Written exercise
Reproduce every line of the listing as written, apart from the pictures.

--------------------

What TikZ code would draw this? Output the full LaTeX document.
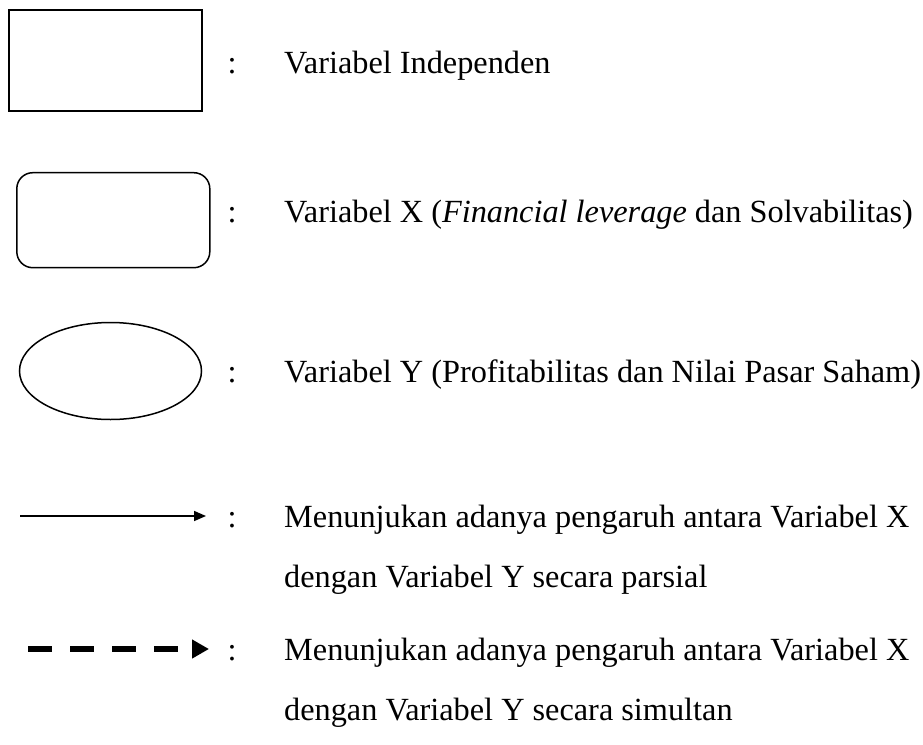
\documentclass[tikz,border=0pt]{standalone}
\usepackage{fontspec}
\setmainfont{Liberation Serif}
\usetikzlibrary{arrows.meta, shapes.geometric}

\begin{document}
\begin{tikzpicture}[
  x=1pt, y=-1pt,
  sym/.style={draw=black, line width=1.5pt, inner sep=0pt},
  box/.style={sym, rectangle, minimum width=193pt, minimum height=101pt},
  rbox/.style={sym, rectangle, rounded corners=16pt,
    minimum width=193pt, minimum height=95pt},
  oval/.style={sym, ellipse, minimum width=182pt, minimum height=97pt},
  txt/.style={font=\fontsize{32.3}{38}\selectfont, inner sep=0pt,
    anchor=base west},
  sep/.style={font=\fontsize{32.3}{38}\selectfont, inner sep=0pt,
    anchor=base},
  partial/.style={line width=1.6pt, -{Triangle[length=12pt, width=10pt]}},
  simul/.style={line width=6pt, dash pattern=on 24pt off 18pt,
    -{Triangle[length=17pt, width=18pt]}},
]
  \useasboundingbox (0,0) rectangle (923,744);

  %% Symbols
  \node[box]  (indep) at (105.5, 60.5) {};
  \node[rbox] (varx)  at (113.3, 220.2) {};
  \node[oval] (vary)  at (110.5, 371) {};

  \coordinate (pstart) at (20, 516);
  \coordinate (pend)   at (206, 516);
  \draw[partial] (pstart) -- (pend);

  \coordinate (sstart) at (28, 649);
  \coordinate (send)   at (209, 649);
  \draw[simul] (sstart) -- (send);

  %% Colons
  \foreach \y/\n in {73/c1, 222/c2, 382/c3, 527/c4, 660/c5}
    \node[sep] (\n) at (232, \y) {:};

  %% Descriptions
  \node[txt] (t1) at (284, 73)  {Variabel Independen};
  \node[txt] (t2) at (284, 222)
    {Variabel X (\textit{Financial leverage} dan Solvabilitas)};
  \node[txt] (t3) at (284, 382)
    {Variabel Y (Profitabilitas dan Nilai Pasar Saham)};
  \node[txt] (t4) at (284, 527)
    {Menunjukan adanya pengaruh antara Variabel X};
  \node[txt] (t5) at (284, 587) {dengan Variabel Y secara parsial};
  \node[txt] (t6) at (284, 660)
    {Menunjukan adanya pengaruh antara Variabel X};
  \node[txt] (t7) at (284, 720) {dengan Variabel Y secara simultan};
\end{tikzpicture}
\end{document}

--------------------

Response below
What TikZ code would draw this? Output the full LaTeX document.
\documentclass[tikz,border=0pt]{standalone}
\usepackage{fontspec}
\setmainfont{Liberation Serif}
\usetikzlibrary{arrows.meta, shapes.geometric}

\begin{document}
\begin{tikzpicture}[
  x=1pt, y=-1pt,
  sym/.style={draw=black, line width=1.5pt, inner sep=0pt},
  box/.style={sym, rectangle, minimum width=193pt, minimum height=101pt},
  rbox/.style={sym, rectangle, rounded corners=16pt,
    minimum width=193pt, minimum height=95pt},
  oval/.style={sym, ellipse, minimum width=182pt, minimum height=97pt},
  txt/.style={font=\fontsize{32.3}{38}\selectfont, inner sep=0pt,
    anchor=base west},
  sep/.style={font=\fontsize{32.3}{38}\selectfont, inner sep=0pt,
    anchor=base},
  partial/.style={line width=1.6pt, -{Triangle[length=12pt, width=10pt]}},
  simul/.style={line width=6pt, dash pattern=on 24pt off 18pt,
    -{Triangle[length=17pt, width=18pt]}},
]
  \useasboundingbox (0,0) rectangle (923,744);

  %% Symbols
  \node[box]  (indep) at (105.5, 60.5) {};
  \node[rbox] (varx)  at (113.3, 220.2) {};
  \node[oval] (vary)  at (110.5, 371) {};

  \coordinate (pstart) at (20, 516);
  \coordinate (pend)   at (206, 516);
  \draw[partial] (pstart) -- (pend);

  \coordinate (sstart) at (28, 649);
  \coordinate (send)   at (209, 649);
  \draw[simul] (sstart) -- (send);

  %% Colons
  \foreach \y/\n in {73/c1, 222/c2, 382/c3, 527/c4, 660/c5}
    \node[sep] (\n) at (232, \y) {:};

  %% Descriptions
  \node[txt] (t1) at (284, 73)  {Variabel Independen};
  \node[txt] (t2) at (284, 222)
    {Variabel X (\textit{Financial leverage} dan Solvabilitas)};
  \node[txt] (t3) at (284, 382)
    {Variabel Y (Profitabilitas dan Nilai Pasar Saham)};
  \node[txt] (t4) at (284, 527)
    {Menunjukan adanya pengaruh antara Variabel X};
  \node[txt] (t5) at (284, 587) {dengan Variabel Y secara parsial};
  \node[txt] (t6) at (284, 660)
    {Menunjukan adanya pengaruh antara Variabel X};
  \node[txt] (t7) at (284, 720) {dengan Variabel Y secara simultan};
\end{tikzpicture}
\end{document}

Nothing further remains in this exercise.